Vegan Family Reunion (VFR) recently launched in San Antonio, TX as the city’s first Black-owned vegan outdoor market. Founded by Naomi Hendrix Oyegoke, owner and head chef of frozen meal company Rooted Vegan Cuisine, VFR’s inaugural event featured more than 20 local Black-owned vendors and products such as Southern and Cajun food from pop-up Mellos Vegan Gumbo; powerbowls from fitness company Fit Black Vegan; vitamins and teas from alternative health company Godbody Concepts; beer from Weathered Souls Brewing Company; and açai bowls, smoothies, and juices from pop-up Acai Eternity Co.
“I’ve been thinking about hosting a Black-owned vegan market for a while now,” Oyegoke told VegNews. “[VFR] really brought together many of the things I’m passionate about: veganism, supporting my brothers and sisters in the Black community, supporting local charitable organizations that are doing amazing work, spreading joy and love, and being surrounded by like-minded people.”
VFR’s inaugural event also featured national and local raffles and an art auction with original work from local Black artist Alain Boris. Proceeds directly benefited The Black Freedom Factory (a social justice organization dedicated to cultivating a more equitable culture) and Black Outside Inc. (an organization committed to making national parks and outdoor spaces more accessible by helping Black youth reconnect with nature).
Aside from local businesses and food vendors, VFR also had vegan dieticians and the Ethical Network of San Antonio—a vegan intersectional social justice organization—in attendance to help provide information and resources. “Spreading information and knowledge about the benefits of a plant-based diet is [also] important to all of us food vendors, especially finding a way to get that information to other members of the Black community since we have higher rates of so many diet-related medical conditions,” Oyegoke said. “We want them to know how even small changes towards a plant-based lifestyle can make a big difference in their overall health and life overall.”

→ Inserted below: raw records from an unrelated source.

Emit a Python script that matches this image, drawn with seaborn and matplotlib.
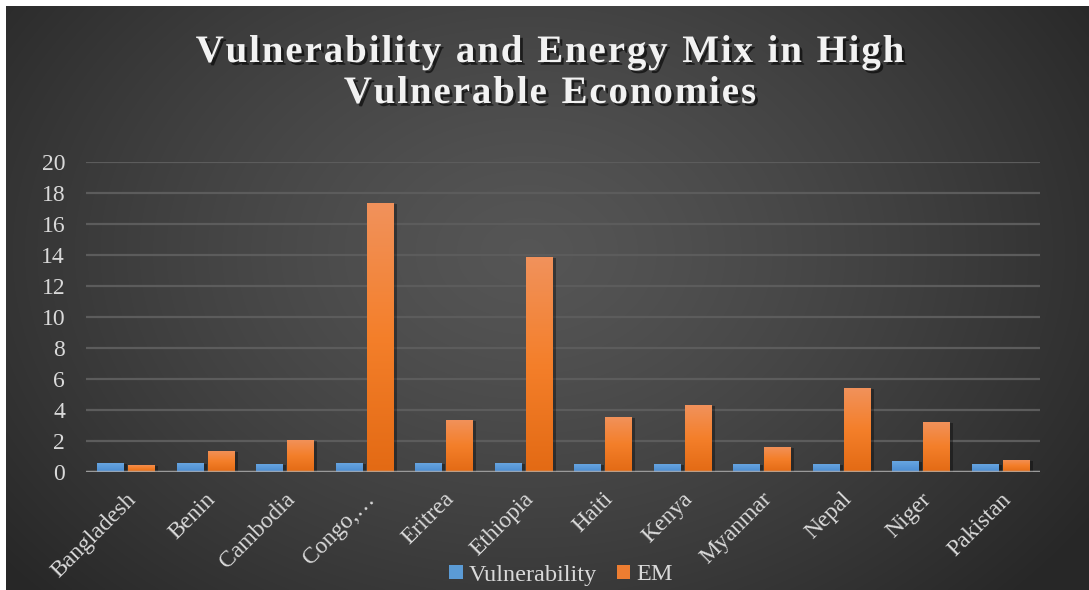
import numpy as np
import pandas as pd
import matplotlib
matplotlib.use("Agg")
import matplotlib.pyplot as plt
import matplotlib.patheffects as pe
from matplotlib.colors import LinearSegmentedColormap
from matplotlib.patches import Patch
import seaborn as sns

# ---- data ----
countries = ["Bangladesh", "Benin", "Cambodia", "Congo,…", "Eritrea", "Ethiopia",
             "Haiti", "Kenya", "Myanmar", "Nepal", "Niger", "Pakistan"]
vulnerability = [0.60, 0.60, 0.54, 0.60, 0.60, 0.60, 0.53, 0.53, 0.53, 0.53, 0.72, 0.53]
em = [0.47, 1.37, 2.08, 17.37, 3.37, 13.89, 3.55, 4.32, 1.62, 5.42, 3.23, 0.78]
series = ["Vulnerability", "EM"]
yticks = list(range(0, 21, 2))
title_lines = ["Vulnerability and Energy Mix in High", "Vulnerable Economies"]

df = pd.DataFrame({
    "country": countries * 2,
    "value": vulnerability + em,
    "series": [series[0]] * len(countries) + [series[1]] * len(countries),
})

base_colors = {"Vulnerability": "#5b9bd5", "EM": "#ed7d31"}
# bottom -> top colour stops for the bar fills
fill_stops = {"Vulnerability": ["#4a8bd0", "#6aa8e2"],
              "EM": ["#e36a14", "#f47f2a", "#f1925c"]}
text_color = "#d9d9d9"

sns.set_theme(style="dark")
plt.rcParams["font.family"] = ["Liberation Serif", "DejaVu Serif"]

W, H = 1089, 590
fig = plt.figure(figsize=(W / 100, H / 100), dpi=100, facecolor="white")

# ---- dark radial backdrop ----
bg = fig.add_axes([6 / W, 0, 1 - 6 / W, 584 / H])
bh, bw = 292, 542
yy, xx = np.mgrid[0:bh, 0:bw]
r = np.sqrt(((xx - 0.48 * bw) / (0.62 * bw)) ** 2 + ((yy - 0.42 * bh) / (0.85 * bh)) ** 2)
r = np.clip(r, 0, 1)
shade = 0.335 - 0.18 * r ** 1.3
bg.imshow(np.dstack([shade] * 3), aspect="auto", interpolation="bilinear",
          extent=(0, 1, 0, 1))
bg.set_axis_off()

# ---- bars ----
ax = fig.add_axes([86 / W, 1 - 472 / H, (1040 - 86) / W, (472 - 162) / H])
ax.set_facecolor("none")
sns.barplot(data=df, x="country", y="value", hue="series", order=countries,
            hue_order=series, palette=base_colors, saturation=1, width=0.78,
            gap=0.16, legend=False, ax=ax, zorder=3)

grad = np.linspace(0, 1, 256).reshape(-1, 1)
for cont, name in zip(ax.containers, series):
    cmap = LinearSegmentedColormap.from_list(name, fill_stops[name])
    for bar in cont:
        bar.set_linewidth(0)
        bar.set_path_effects([pe.SimplePatchShadow(offset=(3, -1), shadow_rgbFace="black",
                                                   alpha=0.35), pe.Normal()])
        x0, y0 = bar.get_x(), bar.get_y()
        bw_, bh_ = bar.get_width(), bar.get_height()
        im = ax.imshow(grad, extent=(x0, x0 + bw_, y0, y0 + bh_), origin="lower",
                       cmap=cmap, aspect="auto", interpolation="bilinear", zorder=3.5)
        im.set_clip_path(bar)

ax.set_xlim(-0.5, len(countries) - 0.5)
ax.set_ylim(0, 20)
ax.set_yticks(yticks)
ax.set_yticklabels([str(t) for t in yticks])
ax.yaxis.grid(True, color="#5c5c5c", linewidth=1.6)
ax.xaxis.grid(False)
ax.set_axisbelow(True)
ax.axhline(0, color="#b0b0b0", linewidth=2.5, alpha=0.75, zorder=5)
for s in ax.spines.values():
    s.set_visible(False)
ax.set_xlabel("")
ax.set_ylabel("")
ax.tick_params(axis="both", length=0, colors=text_color, labelsize=17)
ax.tick_params(axis="y", pad=15)
ax.tick_params(axis="x", pad=12)
for lbl in ax.get_xticklabels():
    lbl.set_rotation(45)
    lbl.set_ha("right")
    lbl.set_rotation_mode("anchor")

# ---- legend ----
handles = [Patch(facecolor=base_colors[s], edgecolor="none", label=s) for s in series]
fig.legend(handles=handles, loc="center", bbox_to_anchor=(561 / W, 1 - 575 / H), ncol=2,
           frameon=False, fontsize=17.5, labelcolor=text_color, handlelength=0.55,
           handleheight=0.55, handletextpad=0.25, columnspacing=0.8,
           borderpad=0, borderaxespad=0)

# ---- title with widened letter spacing ----
renderer = fig.canvas.get_renderer()
title_kw = dict(fontsize=28, fontweight="bold", color="#f2f2f2", va="baseline", ha="left",
                path_effects=[pe.SimplePatchShadow(offset=(2, -2), shadow_rgbFace="black",
                                                   alpha=0.6), pe.Normal()])
tracking = 1.9          # extra pixels between letters
centre_x = 550
for line, base_y in zip(title_lines, [62, 103]):
    widths = []
    for ch in line:
        probe = fig.text(0, 0, ch if ch != " " else "n", fontsize=28, fontweight="bold")
        w_ch = probe.get_window_extent(renderer).width
        if ch == " ":
            w_ch *= 0.5
        widths.append(w_ch)
        probe.remove()
    total = sum(widths) + tracking * (len(line) - 1)
    x = centre_x - total / 2
    for ch, w_ch in zip(line, widths):
        if ch != " ":
            fig.text(x / W, 1 - base_y / H, ch, **title_kw)
        x += w_ch + tracking

fig.savefig("out.png", dpi=100, facecolor=fig.get_facecolor())
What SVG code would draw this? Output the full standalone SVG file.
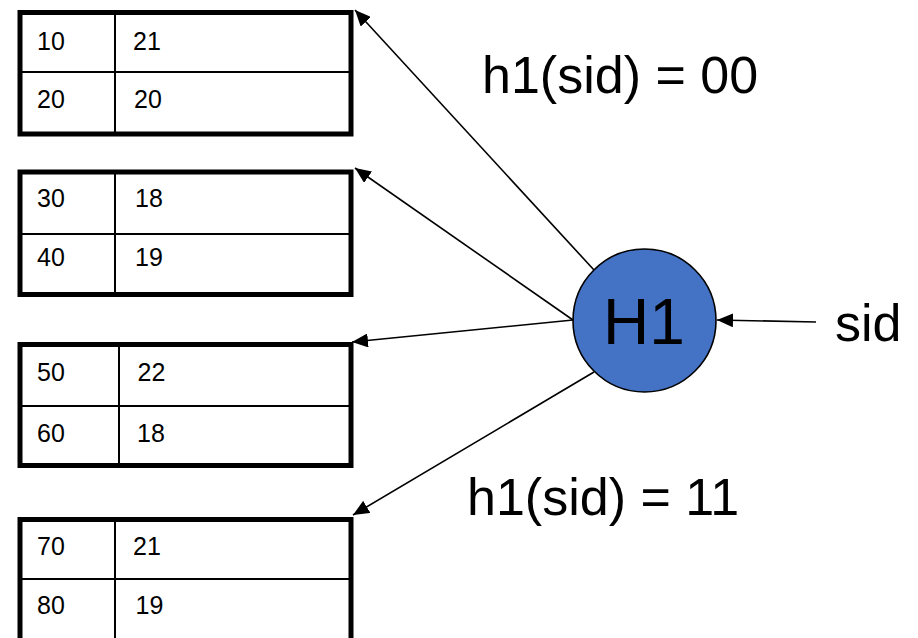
<svg xmlns="http://www.w3.org/2000/svg" width="918" height="638" viewBox="0 0 918 638">
<style>
.outer{fill:#fff;stroke:#000;stroke-width:5}
.inner{stroke:#000;stroke-width:2;fill:none}
.cell{font-family:"Liberation Sans",Arial,sans-serif;font-size:25px;fill:#000}
.big{font-family:"Liberation Sans",Arial,sans-serif;font-size:52px;fill:#000}
.conn{stroke:#000;stroke-width:1.6;fill:none;marker-end:url(#ah)}
</style>
<defs>
<marker id="ah" viewBox="0 0 16 14" refX="16" refY="7" markerWidth="16" markerHeight="14" markerUnits="userSpaceOnUse" orient="auto">
<path d="M0,0 L16,7 L0,14 Z" fill="#000"/>
</marker>
</defs>
<rect width="918" height="638" fill="#fff"/>
<g id="bucket1">
<rect class="outer" x="20" y="12.5" width="331" height="121.5"/>
<line class="inner" x1="115" y1="12.5" x2="115" y2="134"/>
<line class="inner" x1="20" y1="72" x2="351" y2="72"/>
<text class="cell" x="37" y="50">10</text><text class="cell" x="133" y="50">21</text>
<text class="cell" x="37" y="108">20</text><text class="cell" x="134" y="108">20</text>
</g>
<g id="bucket2">
<rect class="outer" x="20" y="172" width="331" height="122.5"/>
<line class="inner" x1="115" y1="172" x2="115" y2="294.5"/>
<line class="inner" x1="20" y1="234" x2="351" y2="234"/>
<text class="cell" x="37" y="207">30</text><text class="cell" x="135" y="207">18</text>
<text class="cell" x="37" y="266">40</text><text class="cell" x="135" y="266">19</text>
</g>
<g id="bucket3">
<rect class="outer" x="20" y="344.5" width="331" height="121"/>
<line class="inner" x1="119" y1="344.5" x2="119" y2="465.5"/>
<line class="inner" x1="20" y1="406" x2="351" y2="406"/>
<text class="cell" x="37" y="381">50</text><text class="cell" x="137.5" y="381">22</text>
<text class="cell" x="37" y="442">60</text><text class="cell" x="137" y="442">18</text>
</g>
<g id="bucket4">
<rect class="outer" x="20" y="519.5" width="331" height="126"/>
<line class="inner" x1="115" y1="519.5" x2="115" y2="645"/>
<line class="inner" x1="20" y1="579" x2="351" y2="579"/>
<text class="cell" x="37" y="555">70</text><text class="cell" x="133" y="555">21</text>
<text class="cell" x="37" y="614">80</text><text class="cell" x="135.5" y="614">19</text>
</g>
<g id="H1">
<circle cx="644.5" cy="320.5" r="71.5" fill="#4472C4" stroke="#000" stroke-width="1.6"/>
<text x="644" y="344" text-anchor="middle" font-family="Liberation Sans, Arial, sans-serif" font-size="64" fill="#000">H1</text>
</g>
<g id="sid"><text class="big" x="835" y="341">sid</text></g>
<g id="label00"><text class="big" x="482" y="93">h1(sid) = 00</text></g>
<g id="label11"><text class="big" x="467" y="515">h1(sid) = 11</text></g>
<g id="connectors">
<line class="conn" x1="594" y1="270" x2="355" y2="10"/>
<line class="conn" x1="573" y1="320" x2="355" y2="168"/>
<line class="conn" x1="573" y1="320" x2="352" y2="342"/>
<line class="conn" x1="594" y1="372" x2="353" y2="515"/>
<line class="conn" x1="816" y1="322" x2="717" y2="320"/>
</g>
</svg>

Because Black Lives Matter
With an estimated 400 to 500 patrons in attendance, VFR was a way to bring healing to San Antonio’s Black community following a year marked by the deaths of George Floyd, Brianna Taylor, Ahmaud Arbery, and countless others. “VFR was also an opportunity to bring so much joy at a time when we desperately needed it,” said Oyegoke. “It’s been a very emotionally taxing time for us in the Black community, but when we get together and eat, sing, dance, create art, and laugh, it gives us strength. It helps us heal. I really needed that.”
For Oyegoke, VFR allowed San Antonio vegans to reconnect after a year of quarantining and social distancing, while also reaching out to the city’s Black community at large. “This was also a call to the broader local Black community to show them that there are plenty of Black vegans already here—to break down the stereotypes of what it looks like and means to be vegan,” she said. “We wanted to showcase just how delicious plant-based versions of classic dishes can be.”
Oyegoke plans to make VFR an annual event and is currently toying with the idea of smaller events throughout the year. “My hope is that VFR is just one more vehicle to help the vegan movement grow overall and specifically within the Black community,” she said. “I want to show the Black community overall that the vegan movement is here for them so I definitely intend on utilizing VFR as a means to fundraise for organizations dedicated to the health, wealth, and progress of the Black community.”